(WHAT TO DO) Copy out exactly the lines from the start of the data to the line containing "const months = d3.timeMonth.range(new". Include both.

(PROVIDED MATERIAL)
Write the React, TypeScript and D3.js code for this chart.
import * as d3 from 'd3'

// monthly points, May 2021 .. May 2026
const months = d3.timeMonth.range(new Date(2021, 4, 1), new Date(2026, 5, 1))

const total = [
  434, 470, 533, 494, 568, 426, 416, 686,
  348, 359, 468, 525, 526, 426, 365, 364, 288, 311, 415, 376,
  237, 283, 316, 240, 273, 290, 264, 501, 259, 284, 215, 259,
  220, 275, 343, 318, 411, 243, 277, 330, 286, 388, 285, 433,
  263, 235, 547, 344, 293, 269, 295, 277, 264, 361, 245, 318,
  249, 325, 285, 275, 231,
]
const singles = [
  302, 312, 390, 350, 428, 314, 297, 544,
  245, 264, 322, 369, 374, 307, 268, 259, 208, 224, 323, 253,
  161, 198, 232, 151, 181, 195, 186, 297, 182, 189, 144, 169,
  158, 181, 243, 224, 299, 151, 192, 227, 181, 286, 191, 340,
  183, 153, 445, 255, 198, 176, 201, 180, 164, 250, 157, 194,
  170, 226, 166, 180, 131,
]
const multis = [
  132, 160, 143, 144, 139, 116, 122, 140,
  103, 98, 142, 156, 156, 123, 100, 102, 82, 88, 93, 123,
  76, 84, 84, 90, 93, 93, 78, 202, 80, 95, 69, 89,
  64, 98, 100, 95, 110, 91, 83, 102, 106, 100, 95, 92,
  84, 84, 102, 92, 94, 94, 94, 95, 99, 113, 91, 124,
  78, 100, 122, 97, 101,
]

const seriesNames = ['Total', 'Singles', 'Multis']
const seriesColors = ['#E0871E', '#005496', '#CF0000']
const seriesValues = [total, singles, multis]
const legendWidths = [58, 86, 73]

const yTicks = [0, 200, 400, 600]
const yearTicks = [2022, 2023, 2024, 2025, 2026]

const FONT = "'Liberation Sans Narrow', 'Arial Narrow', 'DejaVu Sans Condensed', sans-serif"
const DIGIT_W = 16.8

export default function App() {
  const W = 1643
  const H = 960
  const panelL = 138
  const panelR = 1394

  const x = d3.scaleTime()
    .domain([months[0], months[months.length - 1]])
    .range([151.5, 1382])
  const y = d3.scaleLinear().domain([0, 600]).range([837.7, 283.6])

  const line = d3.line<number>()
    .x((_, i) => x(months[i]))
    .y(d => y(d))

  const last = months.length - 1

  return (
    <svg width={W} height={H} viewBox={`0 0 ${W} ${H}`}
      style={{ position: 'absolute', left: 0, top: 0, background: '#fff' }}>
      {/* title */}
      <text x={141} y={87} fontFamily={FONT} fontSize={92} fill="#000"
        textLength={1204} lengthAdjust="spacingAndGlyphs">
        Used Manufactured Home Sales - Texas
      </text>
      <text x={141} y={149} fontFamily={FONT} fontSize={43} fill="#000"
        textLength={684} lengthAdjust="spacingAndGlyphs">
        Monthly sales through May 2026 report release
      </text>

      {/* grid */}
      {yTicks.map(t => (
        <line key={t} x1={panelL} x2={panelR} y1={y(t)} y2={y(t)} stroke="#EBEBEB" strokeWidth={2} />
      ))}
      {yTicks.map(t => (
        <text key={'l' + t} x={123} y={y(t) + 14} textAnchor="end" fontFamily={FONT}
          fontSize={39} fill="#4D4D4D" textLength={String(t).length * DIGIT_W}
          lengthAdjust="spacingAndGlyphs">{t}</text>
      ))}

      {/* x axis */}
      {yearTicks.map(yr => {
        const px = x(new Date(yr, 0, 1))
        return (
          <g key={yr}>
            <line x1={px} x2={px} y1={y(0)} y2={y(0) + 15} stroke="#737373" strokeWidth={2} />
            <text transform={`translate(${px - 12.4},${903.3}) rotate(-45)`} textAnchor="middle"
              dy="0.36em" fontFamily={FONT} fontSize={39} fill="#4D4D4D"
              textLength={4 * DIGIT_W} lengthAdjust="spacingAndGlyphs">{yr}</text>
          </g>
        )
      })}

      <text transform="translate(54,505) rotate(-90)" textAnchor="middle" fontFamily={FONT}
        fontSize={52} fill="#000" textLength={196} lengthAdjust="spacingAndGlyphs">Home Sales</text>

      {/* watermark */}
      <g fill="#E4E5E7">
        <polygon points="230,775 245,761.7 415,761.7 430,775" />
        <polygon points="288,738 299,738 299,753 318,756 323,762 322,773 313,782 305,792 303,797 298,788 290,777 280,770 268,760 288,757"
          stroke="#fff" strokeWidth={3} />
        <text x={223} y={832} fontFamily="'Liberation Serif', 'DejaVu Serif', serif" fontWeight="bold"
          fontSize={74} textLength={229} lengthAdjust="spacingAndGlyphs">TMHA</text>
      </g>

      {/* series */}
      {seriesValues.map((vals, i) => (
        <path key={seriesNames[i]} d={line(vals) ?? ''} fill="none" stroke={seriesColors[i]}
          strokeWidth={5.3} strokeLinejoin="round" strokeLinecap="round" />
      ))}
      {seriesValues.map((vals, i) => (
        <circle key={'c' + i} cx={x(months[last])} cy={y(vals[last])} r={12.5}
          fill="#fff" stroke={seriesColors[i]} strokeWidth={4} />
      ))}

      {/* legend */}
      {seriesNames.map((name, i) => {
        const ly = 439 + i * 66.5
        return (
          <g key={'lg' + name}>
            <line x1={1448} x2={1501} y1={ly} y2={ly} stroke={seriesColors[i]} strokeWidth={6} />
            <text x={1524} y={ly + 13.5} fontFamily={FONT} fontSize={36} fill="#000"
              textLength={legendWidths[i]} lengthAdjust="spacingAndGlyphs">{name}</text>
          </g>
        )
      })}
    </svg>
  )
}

(THE REPLY)
Write the React, TypeScript and D3.js code for this chart.
import * as d3 from 'd3'

// monthly points, May 2021 .. May 2026
const months = d3.timeMonth.range(new Date(2021, 4, 1), new Date(2026, 5, 1))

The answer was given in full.